外部クロック入力の各半周期は、サンプリングが正しく動作するために、1システム・クロック・サイクルよりも長い必要があります。外部クロックは、システム・クロックの半分以下の周波数で(fExtClk < fclk_I/O / 2)、50%/50%のデューティー比である必要があります。エッジ検出回路がサンプリングを行っているため、検出できる外部クロックの最大周波数はサンプリング周波数の半分(ナイキストのサンプリング理論による)まで検出可能であるということです。ただし、発振回路(クリスタル、セラミック発振子、コンデンサ)の許容変動誤差から生じるシステム・クロック周波数とデューティー比の変動のため、外部クロック源の最大周波数は、fclk_I/O / 2.5以下であることが推奨されます。
外部クロック入力を分周することは出来ません。
注意:1. クロック入力端子(T1/T0)の同期回路は Figure 16-1 に描かれています。

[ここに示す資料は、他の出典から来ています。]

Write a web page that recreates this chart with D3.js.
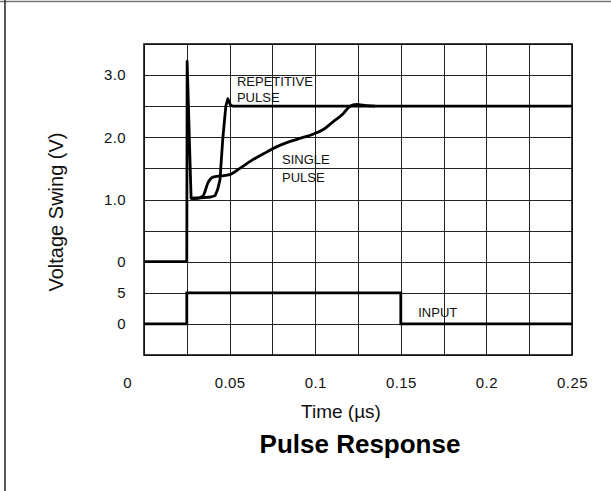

ビット | 7 | 6 | 5 | 4 | 3 | 2 | 1 | 0 | |
0x23 (0x43) | TSM | - | - | - | - | - | PSRASY | PSRSYNC | GTCCR |
Read/Write | R/W | R | R | R | R | R | R/W | R/W | |
初期値 | 0 | 0 | 0 | 0 | 0 | 0 | 0 | 0 |
TSMビットに1を書き込むと、タイマー/カウンターの同期モードが有効になります。このモードでは、PSRASYビットとPSRSYNCビットに書き込まれた値は保持され、対象となるプリスケーラのリセット信号を発生し続けます。この機能により、対象となるタイマー/カウンターが全て停止して、設定中にカウント値を増加させることなく設定を行うことが出来ます。TSMビットにゼロが書き込まれると、PSRASYビットとPSRSYNCビットはハードウェアによりクリアされ、全てのタイマー/カウンターが同時にカウント動作を開始します。
このビットが1にセットされると、タイマー/カウンター1とタイマー/カウンター0のプリスケーラがリセットされます。このビットは、TSMビットがセットされている場合をのぞき、通常ハードウェアにより即座にクリアされます。タイマー/カウンター1とタイマー/カウンター0は同一のプリスケーラを共有しており、このプリスケーラをリセットすると両方のタイマーに影響があることにご注意ください。